Scientists Are Trying to Save Salad From the Drought

Lettuce is more than 95 percent water—and arid California grows nearly all of the domestic supply.

Lettuce farm in Salinas, California. (Photo: Doug Steakley/Getty Images)

Aug 24, 2015· 2 MIN READ
Tove Danovich is a journalist based in Portland, Oregon.

For the last four years, California has been dreaming of water. Gov. Jerry Brown officially declared a state of emergency in 2014, followed by a mandatory water reduction of 25 percent in urban areas. But the water saved by digging up lawns and installing new showerheads hasn’t helped farmers, who have let an estimated 540,000 acres of land go fallow, resulting in a total economic loss of $2.7 billion, according to a report by the California Department of Food and Agriculture.

Even if El Niño shows up as predicted, it’s not a long-term solution for many crops. The National Oceanic and Atmospheric Administration recently published a report showing that combined global temperature in July was the highest in 136 years of recorded data. And a wet winter doesn’t mean the drought will end. So rather than praying for rain, scientists have started work on a number of drought- or flood-resistant crops that will hopefully make agriculture in California (and beyond) more resilient.

Though many of the drought-tolerant varieties under development are commodity crops such as rice, wheat, or corn, the high water content of the delicate vegetables grown up and down California makes their fate iffier during water shortages. A USDA research project based in California is attempting to develop a drought-resistant variety of lettuce. At about 96 percent water, the green has one of the highest water-content levels of any type of fruit or vegetable. Renee Erikson, a plant research geneticist working on the breeding program, said the crop was of particular interest because California produces 72 percent of head lettuce and 85 percent of leaf lettuce grown in the United States.
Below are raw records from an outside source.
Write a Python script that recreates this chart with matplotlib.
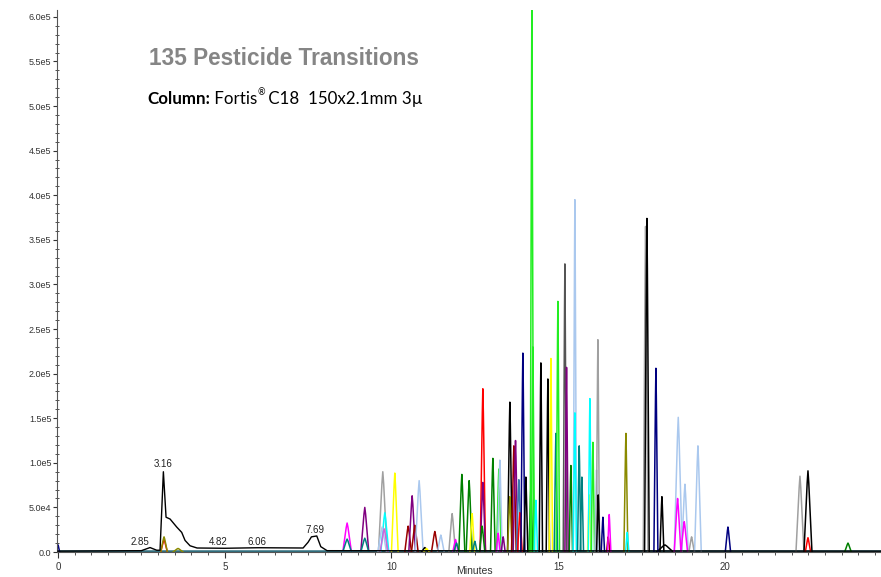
import matplotlib
matplotlib.use("Agg")
import matplotlib.pyplot as plt
from matplotlib.ticker import FixedLocator, MultipleLocator, FuncFormatter

# background (black) trace with the labelled solvent/early peaks
tic_time = [0.0, 2.5, 2.76, 2.96, 3.06, 3.16, 3.24, 3.36, 3.56, 3.71, 3.81, 3.96,
            4.17, 5.0, 6.0, 7.35, 7.5, 7.6, 7.76, 7.88, 8.07, 24.7]
tic_counts = [1000, 1500, 5000, 2000, 2000, 90000, 39000, 37000, 28000, 22000, 13000, 7000,
              4500, 4200, 4800, 4500, 11000, 17000, 18000, 6000, 1500, 1000]

label_text = ["2.85", "3.16", "4.82", "6.06", "7.69"]
label_time = [2.46, 3.16, 4.80, 5.97, 7.70]
label_counts = [5500, 93000, 5500, 5500, 19500]

# individual transitions: retention time (min), apex counts, half base width (min), trace
peak_rt = [0.0, 3.18, 3.18, 3.6, 8.67, 8.67, 9.2, 9.2, 9.74, 9.8, 9.72, 9.78,
           10.1, 10.5, 10.62, 10.7, 10.83, 11.0, 11.05, 11.3, 11.48, 11.82, 11.92, 11.95,
           12.11, 12.33, 12.42, 12.5, 12.74, 12.74, 12.72, 13.04, 13.22, 13.25, 13.2, 13.35,
           13.55, 13.55, 13.67, 13.72, 13.82, 13.85, 13.94, 14.03, 14.18, 14.21, 14.24, 14.33,
           14.48, 14.69, 14.78, 14.93, 14.99, 15.2, 15.25, 15.38, 15.5, 15.5, 15.63, 15.71,
           15.93, 15.95, 16.04, 16.15, 16.19, 16.2, 16.34, 16.5, 16.53, 17.03, 17.07,
           17.62, 17.66, 18.2, 17.93, 18.11, 18.6, 18.8, 18.58, 18.78, 19.0, 19.19, 20.09,
           22.25, 22.49, 22.49, 23.69]
peak_height = [8000, 14000, 17000, 4000, 32500, 14500, 50000, 15500, 90000, 44000, 28000, 26000,
               88500, 29000, 63000, 30000, 80000, 5000, 4000, 23000, 19000, 43000, 14000, 10000,
               87000, 80000, 43000, 12000, 183000, 78000, 29000, 105000, 93000, 103000, 21000, 17000,
               168000, 62000, 119000, 125000, 81000, 44000, 223000, 84000, 72000, 610000, 230000, 58000,
               212000, 194000, 217000, 133000, 281000, 323000, 207000, 97000, 395000, 156000, 119000, 84000,
               64000, 172000, 123000, 92000, 238000, 64000, 39000, 17000, 42000, 133000, 22000,
               365000, 374000, 8000, 206000, 62000, 151000, 76000, 60000, 34000, 17000, 119000, 28000,
               85000, 91000, 16000, 10000]
peak_halfwidth = [0.05, 0.1, 0.1, 0.15, 0.13, 0.13, 0.12, 0.12, 0.13, 0.12, 0.13, 0.12,
                  0.1, 0.1, 0.1, 0.1, 0.12, 0.1, 0.08, 0.1, 0.1, 0.1, 0.08, 0.08,
                  0.09, 0.09, 0.07, 0.07, 0.08, 0.08, 0.08, 0.07, 0.07, 0.07, 0.06, 0.06,
                  0.07, 0.07, 0.07, 0.07, 0.07, 0.07, 0.06, 0.06, 0.06, 0.05, 0.05, 0.05,
                  0.05, 0.05, 0.05, 0.05, 0.05, 0.05, 0.05, 0.05, 0.05, 0.05, 0.05, 0.05,
                  0.05, 0.05, 0.05, 0.05, 0.05, 0.05, 0.05, 0.05, 0.05, 0.06, 0.05,
                  0.07, 0.07, 0.25, 0.06, 0.06, 0.12, 0.1, 0.1, 0.1, 0.08, 0.1, 0.08,
                  0.12, 0.12, 0.08, 0.1]
peak_trace = ["navy", "red", "olive", "olive", "magenta", "teal", "purple", "teal", "gray", "cyan", "lsb", "plum",
              "yellow", "darkred", "purple", "darkred", "lsb", "black", "yellow", "darkred", "lsb", "gray", "magenta", "teal",
              "dgreen", "dgreen", "yellow", "teal", "red", "purple", "dgreen", "dgreen", "lime", "lsb", "magenta", "purple",
              "black", "olive", "darkred", "purple", "steel", "red", "navy", "black", "dgreen", "lime", "lime", "cyan",
              "black", "black", "yellow", "teal", "lime", "dgray", "purple", "dgreen", "lsb", "cyan", "teal", "teal",
              "yellow", "cyan", "lime", "lsb", "gray", "black", "navy", "darkred", "magenta", "olive", "cyan",
              "gray", "black", "black", "navy", "black", "lsb", "lsb", "magenta", "magenta", "gray", "lsb", "navy",
              "gray", "black", "red", "dgreen"]

trace_colors = {"navy": "#000080", "red": "#ff0000", "olive": "#8a8a00", "magenta": "#ff00ff",
                "teal": "#008080", "purple": "#800080", "gray": "#a0a0a0", "cyan": "#00ffff",
                "lsb": "#aac8ee", "plum": "#cc66dd", "yellow": "#ffff00", "darkred": "#990000",
                "black": "#000000", "dgreen": "#008000", "lime": "#22ee22", "steel": "#3a7ab0",
                "dgray": "#555555"}

fig = plt.figure(figsize=(8.81, 5.77), dpi=100)
ax = fig.add_axes([0.0647, 0.0433, 0.9353, 0.9394])

ax.axhline(600, color="#2f6f7f", lw=1.8, zorder=1)
for rt, h, w, tr in zip(peak_rt, peak_height, peak_halfwidth, peak_trace):
    ax.plot([rt - w, rt - 0.2 * w, rt, rt + 0.2 * w, rt + w],
            [0, 0.85 * h, h, 0.85 * h, 0], color=trace_colors[tr], lw=1.1, zorder=2)
ax.plot(tic_time, tic_counts, color="black", lw=1.0, zorder=3)

for txt, t, c in zip(label_text, label_time, label_counts):
    ax.text(t, c, txt, ha="center", va="bottom", fontsize=7, family="Liberation Sans", color="#222222")

ax.set_xlim(-0.03, 24.68)
ax.set_ylim(0, 6.077e5)
for s in ["top", "right"]:
    ax.spines[s].set_visible(False)
ax.spines["left"].set_color("#555555")
ax.spines["bottom"].set_color("#555555")

ax.yaxis.set_major_locator(MultipleLocator(5e4))
ax.yaxis.set_minor_locator(MultipleLocator(1e4))

def yfmt(v, pos):
    if v == 0:
        return "0.0"
    s = "%.1e" % v
    m, e = s.split("e")
    return m + "e" + str(int(e))

ax.yaxis.set_major_formatter(FuncFormatter(yfmt))
ax.xaxis.set_major_locator(FixedLocator([0, 5, 10, 15, 20]))
ax.xaxis.set_minor_locator(MultipleLocator(0.5))
ax.tick_params(axis="y", which="major", direction="out", length=3, width=0.8, pad=1,
               labelsize=6.5, labelcolor="#333333", color="#333333")
ax.tick_params(axis="y", which="minor", direction="inout", length=3, width=0.6, color="#333333")
ax.tick_params(axis="x", which="major", direction="out", length=4, width=0.8, pad=3,
               labelsize=7, labelcolor="#333333", color="#333333")
ax.tick_params(axis="x", which="minor", direction="out", length=2.5, width=0.6, color="#333333")
for lab in ax.get_xticklabels() + ax.get_yticklabels():
    lab.set_family("Liberation Sans")

fig.text(0.538, 0.001, "Minutes", ha="center", va="bottom", fontsize=7.5,
         family="Liberation Sans", color="#333333")

fig.text(0.3225, 0.898, "135 Pesticide Transitions", ha="center", va="center",
         fontsize=16.3, family="Liberation Sans", weight="bold", color="#858585")
t1 = fig.text(0.167, 0.828, "Column:", ha="left", va="center", fontsize=12.2, family="Lato",
              weight="bold", color="black")
t2 = ax.annotate(" Fortis", xy=(1, 0.5), xycoords=t1, ha="left", va="center",
                 fontsize=12.2, family="Lato", color="black")
t3 = ax.annotate("\u00ae", xy=(1, 0.62), xycoords=t2, ha="left", va="bottom",
                 fontsize=6.5, family="Lato", color="black")
ax.annotate(" C18  150x2.1mm 3\u00b5", xy=(1, 0.5), xycoords=t2, xytext=(5, 0),
            textcoords="offset points", ha="left", va="center",
            fontsize=12.2, family="Lato", color="black")

fig.savefig("out.png", dpi=100)
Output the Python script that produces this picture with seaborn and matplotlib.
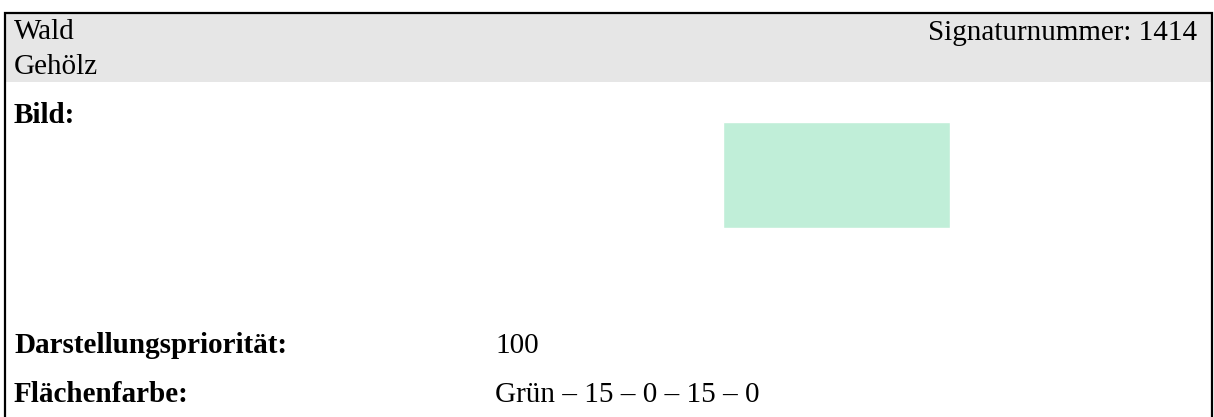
import matplotlib
matplotlib.use("Agg")
import matplotlib.pyplot as plt
import seaborn as sns
import pandas as pd
from matplotlib.patches import Rectangle

# content of the signature sheet
title_lines = ["Wald", "Gehölz"]
signature_no = 1414
field_labels = ["Darstellungspriorität:", "Flächenfarbe:"]
priority = 100
colour_name = "Grün"
cmyk = [15, 0, 15, 0]
swatch_colour = "#c0eed8"

sns.set_theme(style="white")
plt.rcParams["font.family"] = ["Liberation Serif", "DejaVu Serif"]
plt.rcParams["text.color"] = "black"

W, H = 1214, 417
fig = plt.figure(figsize=(W / 100, H / 100), dpi=100)
ax = fig.add_axes([0, 0, 1, 1])
ax.set_xlim(0, W)
ax.set_ylim(H, 0)
ax.axis("off")

# header band and frame
ax.add_patch(Rectangle((5, 14), 1206, 68, facecolor="#e6e6e6", edgecolor="none"))
ax.plot([4.5, 4.5, 1212, 1212], [H + 5, 13, 13, H + 5], color="black", lw=1.6,
        solid_joinstyle="miter", clip_on=False)

fs = 21
ax.text(14, 39, title_lines[0], fontsize=fs, va="baseline")
ax.text(14, 74, title_lines[1], fontsize=fs, va="baseline")
ax.text(1197, 40, f"Signaturnummer: {signature_no}", fontsize=fs,
        va="baseline", ha="right")

ax.text(14, 123, "Bild:", fontsize=fs, fontweight="bold", va="baseline")
ax.text(14, 353, field_labels[0], fontsize=fs, fontweight="bold", va="baseline")
ax.text(14, 402, field_labels[1], fontsize=fs, fontweight="bold", va="baseline")

ax.text(495, 353, str(priority), fontsize=fs, va="baseline")
value_txt = " – ".join([colour_name] + [str(v) for v in cmyk])
ax.text(495, 402, value_txt, fontsize=fs, va="baseline")

# colour swatch drawn as a single seaborn bar
sw = fig.add_axes([723 / W, 1 - 228 / H, 227 / W, 106 / H])
swatch_df = pd.DataFrame({"name": [colour_name], "value": [1]})
sns.barplot(data=swatch_df, x="name", y="value", color=swatch_colour,
            width=1.0, saturation=1, ax=sw)
sw.set_xlim(-0.5, 0.5)
sw.set_ylim(0, 1)
sw.axis("off")

fig.savefig("out.png", dpi=100)
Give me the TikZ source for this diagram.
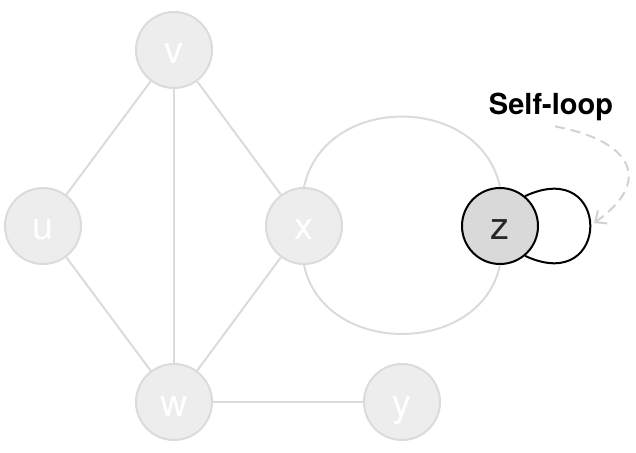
\documentclass[tikz,border=0pt]{standalone}
\usepackage{fontspec}
\setmainfont{TeX Gyre Heros}
\usepackage{tikz}
\usetikzlibrary{arrows.meta}

\begin{document}
\begin{tikzpicture}
[x=1pt,y=1pt,
vert/.style={circle,minimum size=76pt,inner sep=0pt,fill=gray!14,draw=gray!28,line width=2pt,
	text=white,font=\fontsize{38}{40}\selectfont,text height=28pt,text depth=0pt},
chosen/.style={vert,fill=gray!30,draw=black,line width=2pt,text=black!85},
edge/.style={draw=gray!28,line width=2pt},
selfloop/.style={draw=black,line width=2pt},
hint/.style={draw=gray!35,line width=2pt,dash pattern=on 10pt off 6pt,-{Straight Barb[length=9pt,width=16pt]}},
caption/.style={font=\bfseries\fontsize{29}{32}\selectfont}]

\useasboundingbox (0,0) rectangle (636,452);

% vertices
\node[vert] (v) at (174,402) {v};
\node[vert] (u) at (43,226) {u};
\node[vert] (x) at (304,226) {x};
\node[vert] (w) at (174,50) {w};
\node[vert] (y) at (402,50) {y};
\node[chosen] (z) at (500,226) {z};

% edges
\draw[edge] (u) -- (v);
\draw[edge] (v) -- (x);
\draw[edge] (v) -- (w);
\draw[edge] (u) -- (w);
\draw[edge] (x) -- (w);
\draw[edge] (w) -- (y);
\draw[edge] (x.north) .. controls +(78:96pt) and +(102:96pt) .. (z.north);
\draw[edge] (x.south) .. controls +(-78:94pt) and +(-102:94pt) .. (z.south);

% the self-loop
\draw[selfloop] (z.50) .. controls +(25:96pt) and +(-25:96pt) .. (z.-50);

% label
\node[caption] (lbl) at (551,345) {Self-loop};
\coordinate (tip) at (594,229);
\draw[hint] ([xshift=4pt,yshift=-2pt]lbl.south) .. controls (630,312) and (655,272) .. (tip);
\end{tikzpicture}
\end{document}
The first step in the process is combing through various cultivars of lettuce, looking for traits that might make it able to tolerate a lower water input. From an initial 3,500 varieties observed in the greenhouse, 200 varieties were taken outside for field trials, Erikson said. She takes an even smaller sample of them, about four at a time, to look at the physiological traits that might make this or that lettuce a good candidate for breeding.

“We’re not going to be able to achieve the kind of drought tolerance you might see in a drought-tolerant wheat variety,” Erikson said. “Lettuce doesn’t taste good when it’s dry.” Instead, she and her colleagues are hoping to develop a variety that takes “a little bit less water” and pair it with more efficient irrigation. The results won’t be drastic—don’t expect dry-farmed romaine—but in aggregate, it may be enough to cut down on water usage on the more than 200,000 acres of lettuce farms across the state.

California isn’t the only place where people are worrying about water usage. Agricultural research centers around the United States have developed heat- and drought-tolerant beans, cowpeas (a major source of protein in many parts of the world), soybeans, and more. Internationally, countries are also taking care of their own. In 2014, East African scientists released 10 varieties of drought-tolerant maize. China may finally have found success developing a perennial variety of rice that not only tolerates temperature and water fluctuations but also requires less soil disturbance to grow.

Last year, the journal Nature Climate Change published a study that estimated the four major global staple crops—wheat, rice, maize, and soybeans—will face a drop of 10 percent or greater in production by 2050 owing to rising temperatures. That’s in conjunction with a 50 percent rise in global demand for food, as the authors of the study point out. Temperature and water fluctuations aren’t the only issues plants may have to contend with in the decades to come. Some plants are susceptible to elevated levels of ozone, a toxic gas formed most notably by ultraviolet light. Daniel Taub writes in Nature that high concentrations of ozone can cause tissue damage to leaves as well as decreased plant growth and photosynthesis.

Drought-tolerant strains aren’t magic, but they’re an important step toward developing more sustainable agriculture. Still, the process can be long, depending on the growth time of the plant. While a full head of lettuce takes four to eight weeks to reach maturity, orchard crops such as peach trees may take two to four years to bear fruit. It often takes many generations before conventional breeding can consistently conjure a plant with desirable traits. The simple lettuce plant may be in the water-starved grocery stores of the future while the almond, the peach, and the cherry linger in the lab.